Michael Loveridge is a director of several of the family companies which are worth millions and are involved in a bitter court battle. The caravan empire is based in Bewdley, Worcestershire

But Michael’s lawyer Brian Averill told the Appeal Court in a preliminary hearing that Michael says he has ‘legitimate expectations for sole management’ of the family caravan empire.

He claims his work has set up not only his parents but his siblings for life and that only ‘filial loyalty’ led to him allowing his parents to keep on being directors of the companies over the decades.

He also told Lady Justice Carr that relations between parents and son have got so bad that Michael is now bringing ‘an application to have his 75-year-old mother sent to prison’ for contempt of court for allegedly breaching the order he obtained in partnership proceedings.

Family Caravan Empire 

Court orders issued in April and May handed Michael control of the everyday running of the partnership and these companies:

  • Kingsford Caravan Park Ltd
  • Breton Park Residential Homes Ltd
  • Quatford Park Homes Ltd
  • Bewdley Caravan Sales Ltd 
  • Riverside Caravan Park (Stourport) Ltd

‘Michael, with tremendous misgiving and great upset, is applying to commit his mother to prison, but he doesn’t know what else to do,’ he told the court.  

‘From beginning when Ivy and Alldey had a modest caravan park, Michael built up a caravan sales business, and then…coordinated and took over the expansion of the caravan parks, buying and financing parks, and developing them into the valuable business it now is.

‘Michael did all the important work required since a young age commencing in about 1990, particularly for the last 20 years, to the exclusion of his parents save that Ivy kept the cheque books.’ 

Lance Ashworth QC, for the parents, denied those claims, telling the judge: ‘It is important to emphasise that contrary to the assertions, there is no proven or admitted ‘history of extremely troublesome behaviour from the individual respondents to this petition, merely assertions of incidents, where who the alleged culprit was is a matter of dispute.

‘Nor is there any evidence whatever that Ivy or Alldey have been involved in any wrongdoing since the company injunction was granted.’

‘Michael seeks to increase the pressure any way he can,’ he added.

He told the judge the parents are ‘wrongly being kept out of control’ of their businesses, adding that the order made in relation to the companies ‘is of draconian effect’.

‘Any litigation causes stress.
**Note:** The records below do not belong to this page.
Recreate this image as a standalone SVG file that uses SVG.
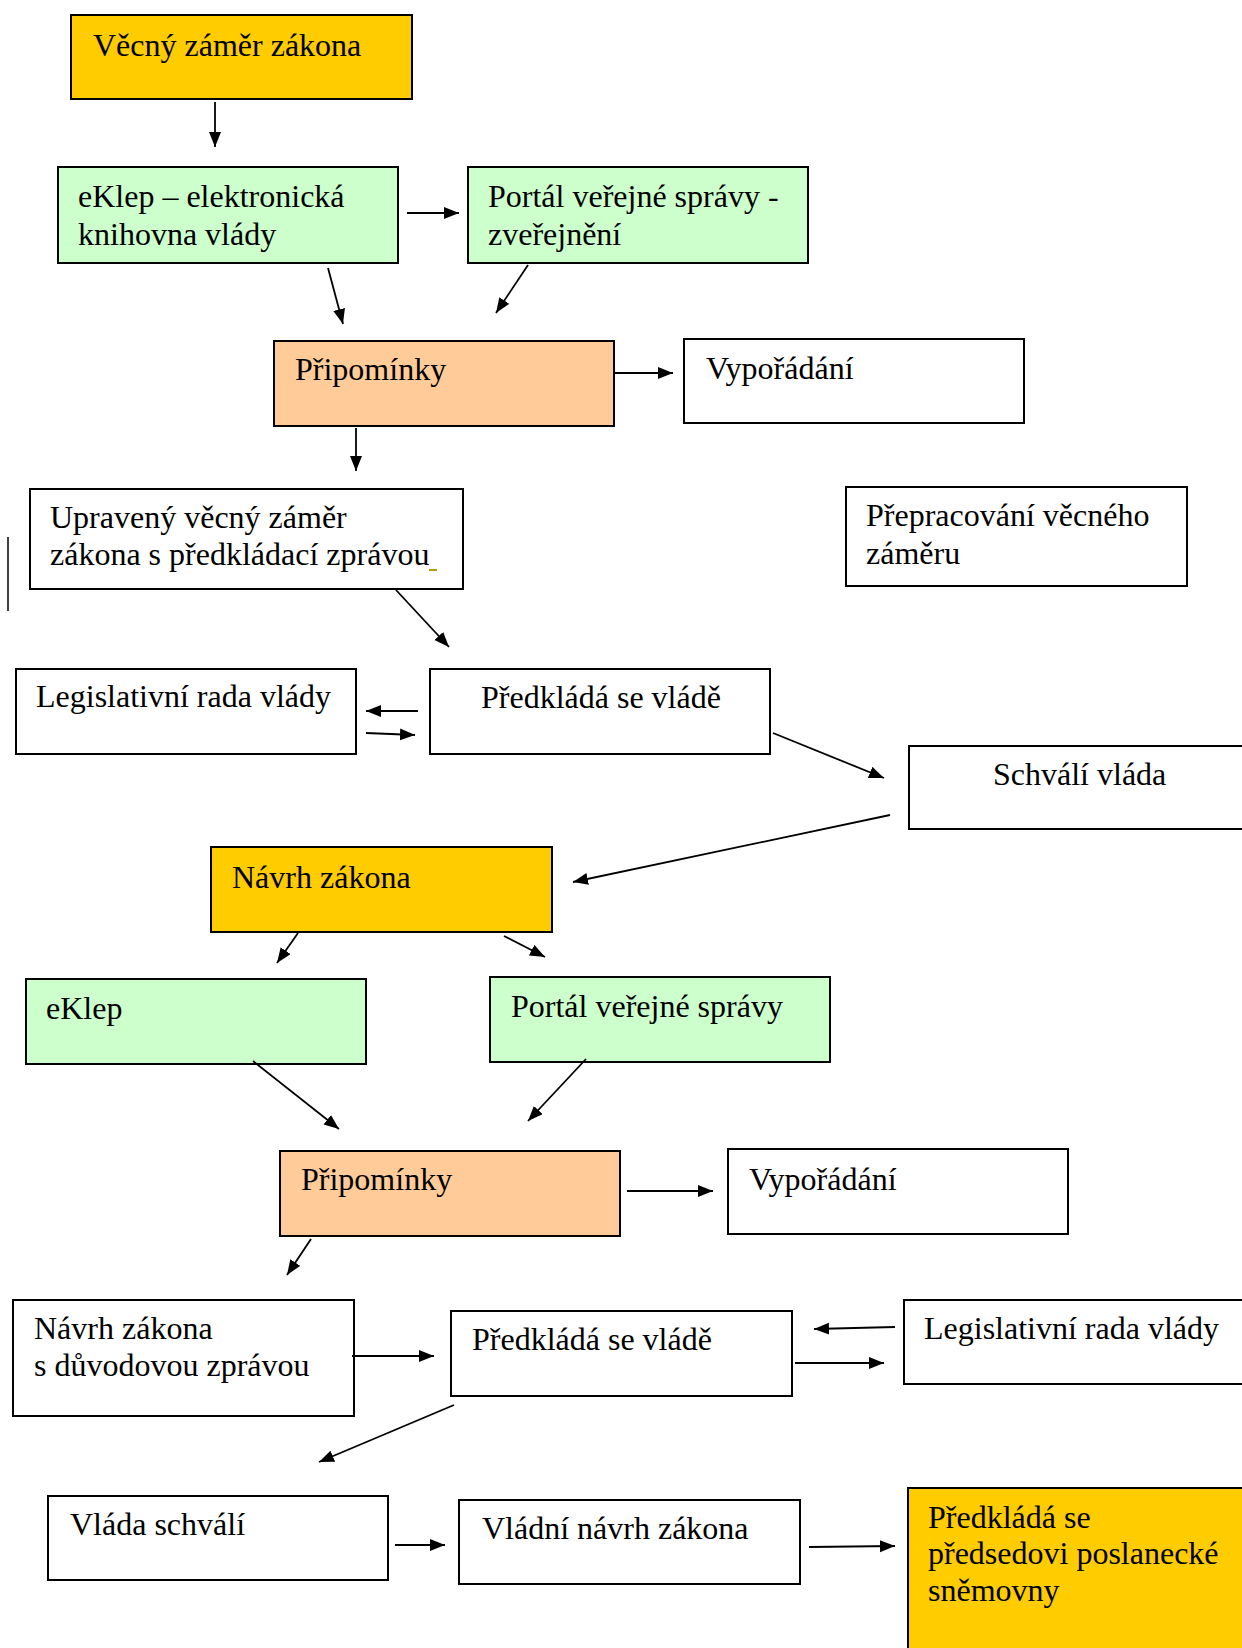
<svg xmlns="http://www.w3.org/2000/svg" width="1242" height="1648" viewBox="0 0 1242 1648">
<style>
.box{stroke:#000;stroke-width:2}
.w{fill:#fff}.y{fill:#FFCC00}.g{fill:#CCFFCC}.o{fill:#FFCC99}
text{font-family:"Liberation Serif","Times New Roman",serif;font-size:32px;fill:#000}
.c line{stroke:#000;stroke-width:1.8;marker-end:url(#ah)}
</style>
<defs>
<marker id="ah" markerUnits="userSpaceOnUse" markerWidth="16" markerHeight="14" refX="15" refY="6" orient="auto">
<path d="M0,0 L15,6 L0,12 Z" fill="#000"/>
</marker>
</defs>
<rect width="1242" height="1648" fill="#fff"/>
<g id="n1"><rect class="box y" x="71" y="15" width="341" height="84"/><text x="93" y="56">Věcný záměr zákona</text></g>
<g id="n2"><rect class="box g" x="58" y="167" width="340" height="96"/><text x="78" y="207">eKlep – elektronická</text><text x="78" y="245">knihovna vlády</text></g>
<g id="n3"><rect class="box g" x="468" y="167" width="340" height="96"/><text x="488" y="207">Portál veřejné správy -</text><text x="488" y="245">zveřejnění</text></g>
<g id="n4"><rect class="box o" x="274" y="341" width="340" height="85"/><text x="295" y="380">Připomínky</text></g>
<g id="n5"><rect class="box w" x="684" y="339" width="340" height="84"/><text x="706" y="379">Vypořádání</text></g>
<g id="n6"><rect class="box w" x="30" y="489" width="433" height="100"/><text x="50" y="528">Upravený věcný záměr</text><text x="50" y="565">zákona s předkládací zprávou</text><rect x="429" y="569" width="8" height="2" fill="#B3A000"/></g>
<g id="n7"><rect class="box w" x="846" y="487" width="341" height="99"/><text x="866" y="526">Přepracování věcného</text><text x="866" y="564">záměru</text></g>
<g id="n8"><rect class="box w" x="16" y="669" width="340" height="85"/><text x="36" y="707">Legislativní rada vlády</text></g>
<g id="n9"><rect class="box w" x="430" y="669" width="340" height="85"/><text x="481" y="708">Předkládá se vládě</text></g>
<g id="n10"><rect class="box w" x="909" y="746" width="345" height="83"/><text x="993" y="785">Schválí vláda</text></g>
<g id="n11"><rect class="box y" x="211" y="847" width="341" height="85"/><text x="232" y="888">Návrh zákona</text></g>
<g id="n12"><rect class="box g" x="26" y="979" width="340" height="85"/><text x="46" y="1019">eKlep</text></g>
<g id="n13"><rect class="box g" x="490" y="977" width="340" height="85"/><text x="511" y="1017">Portál veřejné správy</text></g>
<g id="n14"><rect class="box o" x="280" y="1151" width="340" height="85"/><text x="301" y="1190">Připomínky</text></g>
<g id="n15"><rect class="box w" x="728" y="1149" width="340" height="85"/><text x="749" y="1190">Vypořádání</text></g>
<g id="n16"><rect class="box w" x="13" y="1300" width="341" height="116"/><text x="34" y="1339">Návrh zákona</text><text x="34" y="1376">s důvodovou zprávou</text></g>
<g id="n17"><rect class="box w" x="451" y="1311" width="341" height="85"/><text x="472" y="1350">Předkládá se vládě</text></g>
<g id="n18"><rect class="box w" x="904" y="1300" width="345" height="84"/><text x="924" y="1339">Legislativní rada vlády</text></g>
<g id="n19"><rect class="box w" x="48" y="1496" width="340" height="84"/><text x="70" y="1535">Vláda schválí</text></g>
<g id="n20"><rect class="box w" x="459" y="1500" width="341" height="84"/><text x="482" y="1539">Vládní návrh zákona</text></g>
<g id="n21"><rect class="box y" x="908" y="1488" width="345" height="200"/><text x="928" y="1528">Předkládá se</text><text x="928" y="1564">předsedovi poslanecké</text><text x="928" y="1601">sněmovny</text></g>
<line x1="8" y1="537" x2="8" y2="611" stroke="#000" stroke-width="1.5"/>
<g id="connectors" class="c">
<line x1="215" y1="102" x2="215" y2="147"/>
<line x1="407" y1="213" x2="459" y2="213"/>
<line x1="328" y1="268" x2="343" y2="324"/>
<line x1="528" y1="265" x2="496" y2="313"/>
<line x1="615" y1="373" x2="673" y2="373"/>
<line x1="356" y1="428" x2="356" y2="471"/>
<line x1="396" y1="590" x2="449" y2="647"/>
<line x1="418" y1="711" x2="366" y2="711"/>
<line x1="366" y1="733" x2="415" y2="735"/>
<line x1="773" y1="733" x2="884" y2="778"/>
<line x1="890" y1="815" x2="573" y2="882"/>
<line x1="298" y1="933" x2="277" y2="963"/>
<line x1="504" y1="936" x2="545" y2="957"/>
<line x1="253" y1="1061" x2="339" y2="1129"/>
<line x1="586" y1="1059" x2="528" y2="1121"/>
<line x1="627" y1="1191" x2="713" y2="1191"/>
<line x1="311" y1="1239" x2="287" y2="1275"/>
<line x1="352" y1="1356" x2="434" y2="1356"/>
<line x1="895" y1="1327" x2="814" y2="1329"/>
<line x1="795" y1="1363" x2="884" y2="1363"/>
<line x1="454" y1="1405" x2="319" y2="1462"/>
<line x1="395" y1="1545" x2="445" y2="1545"/>
<line x1="809" y1="1547" x2="895" y2="1546"/>
</g>
</svg>
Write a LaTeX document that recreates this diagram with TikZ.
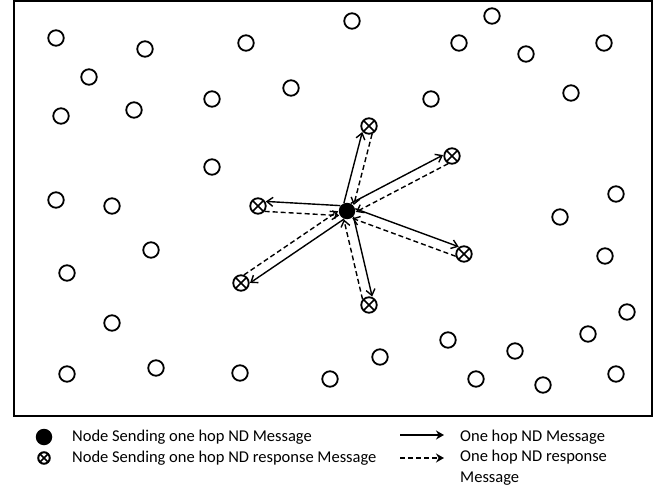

Interim injunctions that have the effect of ousting people from control of businesses they have built up over a lifetime even more so,’ he said.

Making a ruling that the hearing of Ivy and Alldey’s appeals against the orders should be ‘expedited’ – heard as quickly as possible – Lady Justice Carr commented: ‘This is an increasingly bitter family dispute,’ adding that the case is ‘hotly contested’ on both sides.

The case will return now for a full hearing later this year.